In most modern operating systems, this is not very effective as a Denial of Service attack since the operating system will manage how processes use the CPU, and can terminate any process that ties up the CPU without responding to messages from the operating system.
However, with SQRL we are worried about a different effect such an attack could have: weakening the hardening of the Master Password through EnScrypt. A clever malware writer could conceivably make malware that would observe the SQRL process and launch its flood in the event the SQRL process's CPU usage spikes. This may correlate with the initiation of EnScrypt, which by design is processor intensive. If the particular EnScrypt operation is the generation of a new encryption key from the Master Password, then this attack would mean that considerably fewer iterations of EnScrypt would be run in the (by default) 5 seconds EnScrypt takes to run.

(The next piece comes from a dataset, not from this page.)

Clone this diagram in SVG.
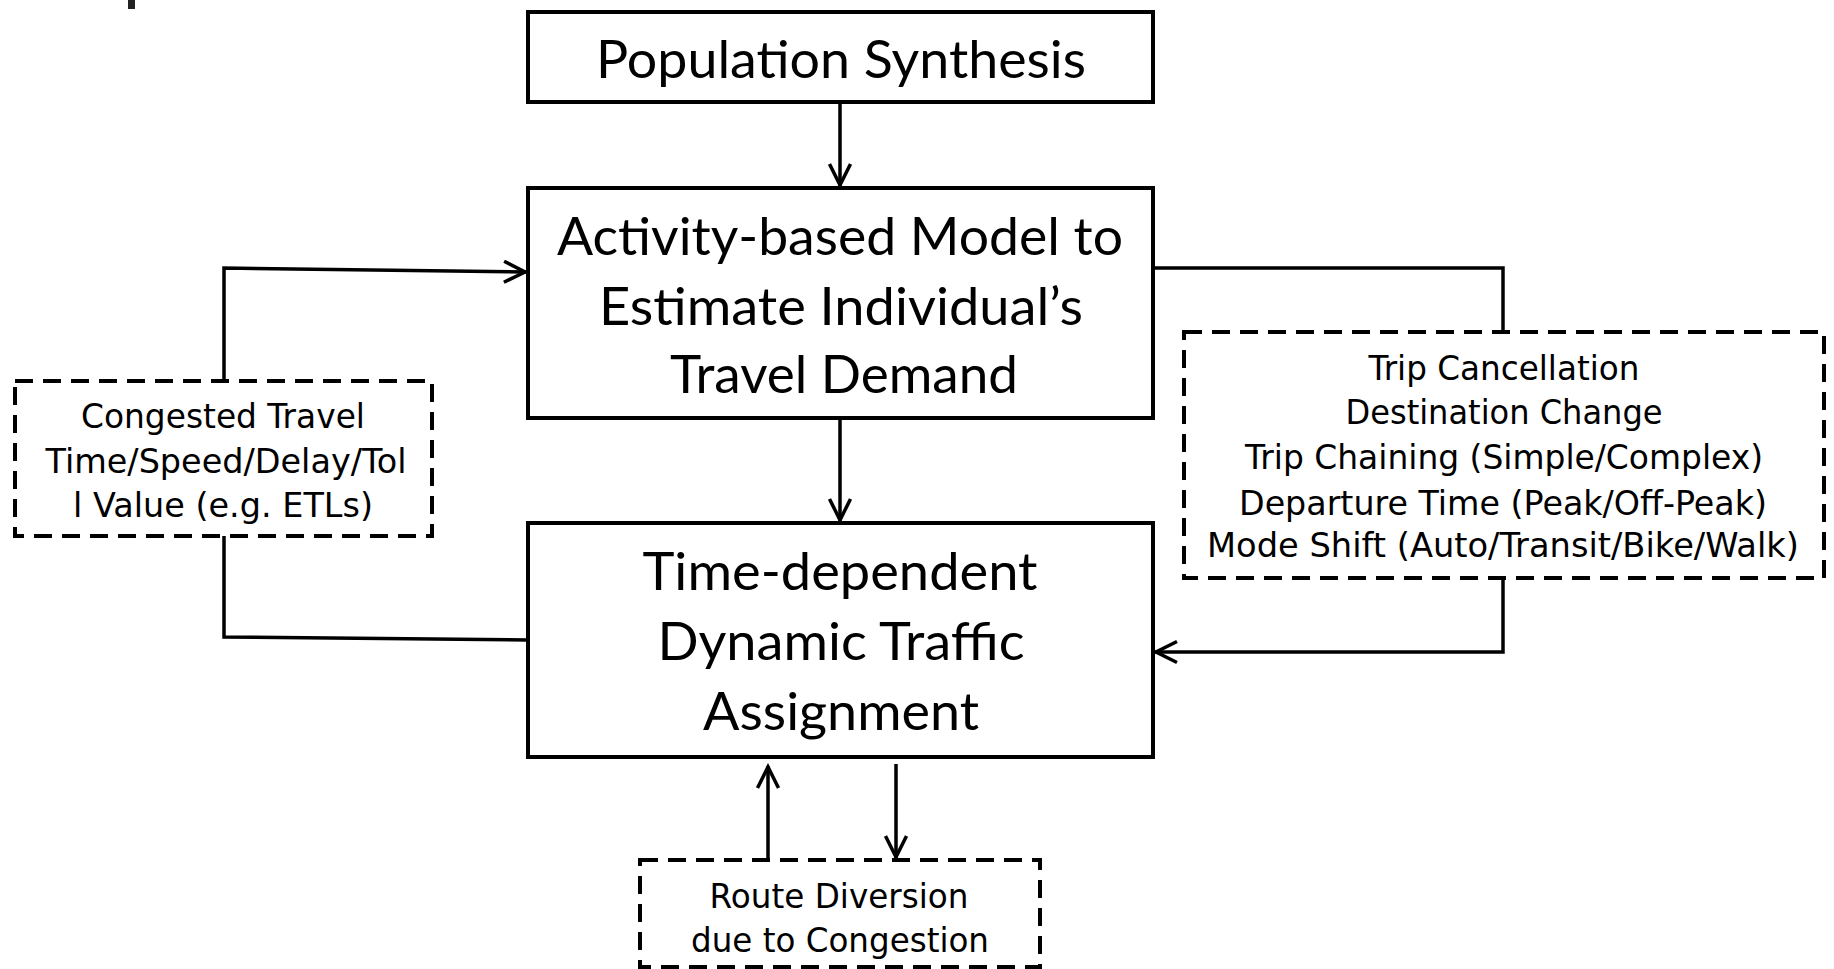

Moreover, commonly-used operating systems such as Windows don't alert the user of an unresponsive application until 5 seconds has elapsed, at which point EnScrypt has finished running.
The upshot for the attacker is that the Master Password will now be easier to brute-force in the event that the identity is stolen.
So far, no mitigation for this attack is known. Experiments will have to be done to find plausible ways of doing so, which could involve the client observing the overall CPU usage of the device during EnScrypt operations and warning the user or compensating for any deficiency automatically.